Year of the Carnivore

  • Directed and written by Sook-Yin Lee
  • Starring Cristin Milioti and Mark Rendall
  • Classification: 18A

Let's state it as a global rule. With the possible exception of those unfortunates suffering from political ambition or otherwise plagued by zealotry, most red-blooded members of the human species are always up for a good sex comedy. Ergo, for filmmakers so inclined, a sizable and receptive audience eagerly awaits.

Alas, this rule does come with a teensy and, I'm afraid, unavoidable caveat: Any picture with a legitimate claim as a good sex comedy is obliged to be (a) sexy and (b) comic. If neither, then what's left? Apparently, Year of the Carnivore - it ain't steamy and it ain't funny. It is, however, home-grown.

Indeed, in these perceptive days when three qualifies as a trend, Canadiana appears to be minoring in the genre lately - Shortbus, Young People Fucking and now this. In the first flick on that proud list, Sook-Yin Lee shed her clothes on camera. Here, presumably attired, she retreats behind the lens to put her experience to use in the dual roles of writer and director. Say this for her script: It's as sketchy as a failed sitcom, yet with a plot that boasts more wayward tangents than a geometry text. A mathematician with a laugh-track might salvage the thing, but the rest of us are left to subtract the unamusing from the haphazard.

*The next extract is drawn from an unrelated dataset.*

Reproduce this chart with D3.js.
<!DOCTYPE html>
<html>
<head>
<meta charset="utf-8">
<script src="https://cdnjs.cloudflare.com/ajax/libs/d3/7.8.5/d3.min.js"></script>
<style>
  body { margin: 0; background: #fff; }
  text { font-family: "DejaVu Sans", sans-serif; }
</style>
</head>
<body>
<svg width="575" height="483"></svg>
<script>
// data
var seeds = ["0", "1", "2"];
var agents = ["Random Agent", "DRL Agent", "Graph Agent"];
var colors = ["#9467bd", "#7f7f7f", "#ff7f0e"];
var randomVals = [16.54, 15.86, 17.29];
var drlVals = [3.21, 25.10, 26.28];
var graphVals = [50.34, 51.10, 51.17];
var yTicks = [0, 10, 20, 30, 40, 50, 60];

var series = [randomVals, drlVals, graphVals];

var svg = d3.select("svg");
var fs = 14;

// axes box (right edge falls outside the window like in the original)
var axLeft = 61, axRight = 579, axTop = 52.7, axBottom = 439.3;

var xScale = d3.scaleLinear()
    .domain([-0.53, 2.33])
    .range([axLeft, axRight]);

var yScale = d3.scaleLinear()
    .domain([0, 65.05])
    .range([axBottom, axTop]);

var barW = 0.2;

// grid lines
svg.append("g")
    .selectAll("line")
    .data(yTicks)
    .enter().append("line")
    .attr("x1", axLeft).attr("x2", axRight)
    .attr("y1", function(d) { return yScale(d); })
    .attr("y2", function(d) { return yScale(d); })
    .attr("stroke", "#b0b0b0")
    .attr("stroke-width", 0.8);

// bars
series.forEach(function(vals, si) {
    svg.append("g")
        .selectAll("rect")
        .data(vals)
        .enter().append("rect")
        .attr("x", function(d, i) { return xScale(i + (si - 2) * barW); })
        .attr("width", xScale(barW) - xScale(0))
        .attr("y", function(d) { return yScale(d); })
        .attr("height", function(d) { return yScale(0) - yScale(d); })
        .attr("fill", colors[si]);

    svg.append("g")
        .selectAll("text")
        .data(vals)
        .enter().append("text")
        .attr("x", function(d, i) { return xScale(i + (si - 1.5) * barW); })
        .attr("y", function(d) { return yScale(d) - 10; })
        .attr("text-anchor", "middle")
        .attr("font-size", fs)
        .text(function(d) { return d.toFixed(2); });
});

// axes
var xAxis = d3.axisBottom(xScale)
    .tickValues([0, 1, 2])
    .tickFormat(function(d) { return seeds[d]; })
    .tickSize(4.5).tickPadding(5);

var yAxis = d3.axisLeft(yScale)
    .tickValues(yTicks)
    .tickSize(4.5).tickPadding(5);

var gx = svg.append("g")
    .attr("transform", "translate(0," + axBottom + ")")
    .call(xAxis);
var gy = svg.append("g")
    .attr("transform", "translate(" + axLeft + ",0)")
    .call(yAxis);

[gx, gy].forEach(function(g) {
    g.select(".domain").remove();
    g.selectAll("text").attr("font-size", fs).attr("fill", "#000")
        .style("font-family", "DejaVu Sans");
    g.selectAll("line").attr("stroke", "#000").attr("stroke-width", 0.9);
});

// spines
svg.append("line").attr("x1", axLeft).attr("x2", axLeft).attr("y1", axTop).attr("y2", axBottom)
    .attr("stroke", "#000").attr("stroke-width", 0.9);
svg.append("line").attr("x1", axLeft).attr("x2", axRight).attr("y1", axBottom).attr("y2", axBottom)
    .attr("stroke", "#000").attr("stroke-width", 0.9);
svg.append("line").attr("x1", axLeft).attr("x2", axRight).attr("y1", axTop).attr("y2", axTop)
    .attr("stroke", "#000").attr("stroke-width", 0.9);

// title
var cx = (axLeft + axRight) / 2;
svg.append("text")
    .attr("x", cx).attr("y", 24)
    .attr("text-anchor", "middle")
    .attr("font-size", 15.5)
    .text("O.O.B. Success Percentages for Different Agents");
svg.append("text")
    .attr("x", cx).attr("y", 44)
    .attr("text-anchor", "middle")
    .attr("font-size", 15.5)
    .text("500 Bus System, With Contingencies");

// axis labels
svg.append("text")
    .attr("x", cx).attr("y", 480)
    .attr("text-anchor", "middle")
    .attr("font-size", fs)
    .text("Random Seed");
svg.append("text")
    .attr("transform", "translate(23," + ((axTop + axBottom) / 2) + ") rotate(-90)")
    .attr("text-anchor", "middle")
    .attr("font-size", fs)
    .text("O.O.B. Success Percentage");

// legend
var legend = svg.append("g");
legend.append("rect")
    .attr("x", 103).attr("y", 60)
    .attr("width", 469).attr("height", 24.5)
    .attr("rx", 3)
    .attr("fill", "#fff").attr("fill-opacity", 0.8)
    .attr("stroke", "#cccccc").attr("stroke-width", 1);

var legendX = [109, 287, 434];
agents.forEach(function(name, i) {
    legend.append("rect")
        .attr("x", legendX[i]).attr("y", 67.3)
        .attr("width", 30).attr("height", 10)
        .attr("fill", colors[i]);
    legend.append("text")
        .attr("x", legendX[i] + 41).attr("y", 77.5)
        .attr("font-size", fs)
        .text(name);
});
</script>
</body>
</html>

The non-amusement begins with our discovery that Sammy Smalls is, well, small. A diminutive 21-year-old, afflicted with a limp from a childhood dose of radiation treatments, Sammy (Cristin Milioti) works as a store detective in a grocery emporium, nabbing shoplifters and turning them over to her burly manager who, after taking the miscreants into a backroom, beats them to a bloody pulp. His reasoning: "This way there's no repeat offenders." Now that's a guy with a future in politics.

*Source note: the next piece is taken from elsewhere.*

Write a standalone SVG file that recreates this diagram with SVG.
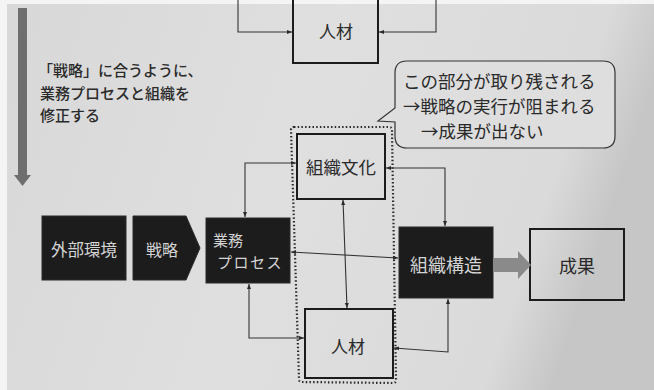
<svg xmlns="http://www.w3.org/2000/svg" width="654" height="390" viewBox="0 0 654 390">
<defs>
<linearGradient id="bg" x1="0" y1="0" x2="1" y2="0.2">
<stop offset="0" stop-color="#d8d8d8"/>
<stop offset="0.5" stop-color="#dfdfdf"/>
<stop offset="0.9" stop-color="#dadada"/>
<stop offset="1" stop-color="#c6c6c6"/>
</linearGradient>
<marker id="ah" viewBox="0 0 10 10" refX="10" refY="5" markerWidth="5" markerHeight="5" orient="auto-start-reverse" markerUnits="userSpaceOnUse">
<path d="M0,1 L10,5 L0,9 Z" fill="#2a2a2a"/>
</marker>
<style>
.t{font-family:"Noto Sans CJK JP","Noto Sans CJK SC",sans-serif;fill:#2a2a2a}
.w{font-family:"Noto Sans CJK JP","Noto Sans CJK SC",sans-serif;fill:#d4d4d4}
.box{fill:none;stroke:#1c1c1c;stroke-width:2}
.dark{fill:#1c1c1c;stroke:#2a2a2a;stroke-width:1}
.c{fill:none;stroke:#333;stroke-width:1.1;marker-start:url(#ah);marker-end:url(#ah)}
</style>
</defs>
<rect width="654" height="390" fill="#f4f4f4"/>
<rect x="7" y="4" width="647" height="386" fill="url(#bg)"/>

<g id="note-arrow">
<rect x="18" y="8" width="9" height="168" fill="#6e6e6e"/>
<path d="M14,175 L31,175 L22.5,186 Z" fill="#6e6e6e"/>
<text class="t" font-size="15" font-weight="500" x="38" y="76">「戦略」に合うように、</text>
<text class="t" font-size="15" font-weight="500" x="40" y="99">業務プロセスと組織を</text>
<text class="t" font-size="15" font-weight="500" x="40" y="121">修正する</text>
</g>

<g id="top-jinzai">
<rect class="box" x="293" y="-4" width="85" height="67"/>
<text class="t" font-size="17" x="336" y="38" text-anchor="middle">人材</text>
</g>

<g id="bubble">
<path d="M407,61 H603 Q615,61 615,73 V136 Q615,148 603,148 H407 Q395,148 395,136 V122 L378,121 L395,108 V73 Q395,61 407,61 Z" fill="#dedede" stroke="#333" stroke-width="1.2"/>
<text class="t" font-size="17.5" x="403" y="88">この部分が取り残される</text>
<text class="t" font-size="17.5" x="403" y="113">→戦略の実行が阻まれる</text>
<text class="t" font-size="17.5" x="421" y="138">→成果が出ない</text>
</g>

<g id="dotted-group">
<path d="M294,127 L389,127 Q392,127 392,130 L396,380 Q396,383 393,383 L302,382 Q299,382 299,379 L291,130 Q291,127 294,127 Z" fill="none" stroke="#2a2a2a" stroke-width="2.2" stroke-dasharray="1.5 2.2"/>
</g>

<g id="soshiki-bunka">
<rect class="box" x="297" y="134" width="88" height="65"/>
<text class="t" font-size="17.5" x="341" y="174" text-anchor="middle">組織文化</text>
</g>

<g id="jinzai">
<rect class="box" x="305" y="309" width="88" height="69"/>
<text class="t" font-size="17" x="348" y="353" text-anchor="middle">人材</text>
</g>

<g id="gaibu-kankyo">
<rect class="dark" x="42" y="216" width="84" height="64"/>
<text class="w" font-size="16.5" x="84" y="256" text-anchor="middle">外部環境</text>
</g>

<g id="senryaku">
<path class="dark" d="M133,216 L186,216 L200,248 L186,280 L133,280 Z"/>
<text class="w" font-size="16" x="162" y="256" text-anchor="middle">戦略</text>
</g>

<g id="gyomu-process">
<rect class="dark" x="206" y="218" width="84" height="65"/>
<text class="w" font-size="15" x="213" y="246">業務</text>
<text class="w" font-size="15" x="217" y="268" letter-spacing="1.5">プロセス</text>
</g>

<g id="soshiki-kozo">
<rect class="dark" x="399" y="227" width="94" height="71"/>
<text class="w" font-size="18" x="446" y="272" text-anchor="middle">組織構造</text>
</g>

<g id="seika">
<rect class="box" x="530" y="229" width="94" height="71"/>
<text class="t" font-size="18" x="577" y="273" text-anchor="middle">成果</text>
</g>

<g id="connectors">
<path class="c" d="M238,-2 V32 H292" style="marker-start:none"/>
<path class="c" d="M436,-2 V32 H379" style="marker-start:none"/>
<path class="c" d="M245,217 V163 H296"/>
<path class="c" d="M386,168 H445 V226"/>
<path class="c" d="M343,200 L347,308"/>
<path class="c" d="M291,252 L398,258"/>
<path class="c" d="M249,284 V338 H304"/>
<path class="c" d="M448,299 V352 L394,348"/>
<path d="M493,258 H518 V251 L531,265 L518,279 V272 H493 Z" fill="#8a8a8a"/>
</g>
</svg>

Soon enough, girl meets boy in the form of Eugene (Mark Rendall), a carrot-topped musician quick to lead the lass straight into his bed. Enter the impediment to romance: Sammy is sexually naive; what's more, she's ticklish, a combination clearly designed to leave her embarrassed and yet laughing too. Lucky kid - she's one up on us.

Turning back to Eugene, he retreats immediately into mere "friendship" mode, yet not without commending her tenacity in non-sexual matters: "You may be small but you're tough - you kicked cancer's ass." Hey, Don Cherry praising Saku Koivu couldn't have said it more eloquently. (As for what that implies about those who fail to kick cancer's ass, no matter - this is a comedy, isn't it?)

Anyway, Sammy's problem must be solved, experience must be gained, and what better way to go about it than to pick up a random fellow at a bar, or to peep at a masturbator in a neighbouring apartment, or to blackmail a shoplifter into dropping his pants and offering her some practice time, or to hop into the sack with a depressed wife and her hitherto neglected husband for a merry threesome (foursome counting the vibrator), or to ... Dare I go on?

Certainly those tangents do, flying off hither and yon. Can I interest you in Sammy's asthmatic mom trapped in a bickering marriage, in Sammy's beloved dog lost somewhere in the pound, in Sammy's elderly Japanese mentor confined to a wheelchair, or in Sammy's best friend Sylvia, the smart dumb blonde, poised to trade in her day job handing out free wieners in Aisle 5 for an upgrade to (get ready for it) a career in molecular biology? Huh? My point exactly.

Okay, nothing steamy, nothing funny, but surely, as a sop to the red-blooded, there must be nudity. Sorry, not much, not even the gratuitous brand. However, amid this deadly vacuum, there is one lively performance and it comes from Milioti - she and her big brown eyes deserve better. Otherwise, dine out on Year of the Carnivore at your peril - it might just give you a taste for tofu.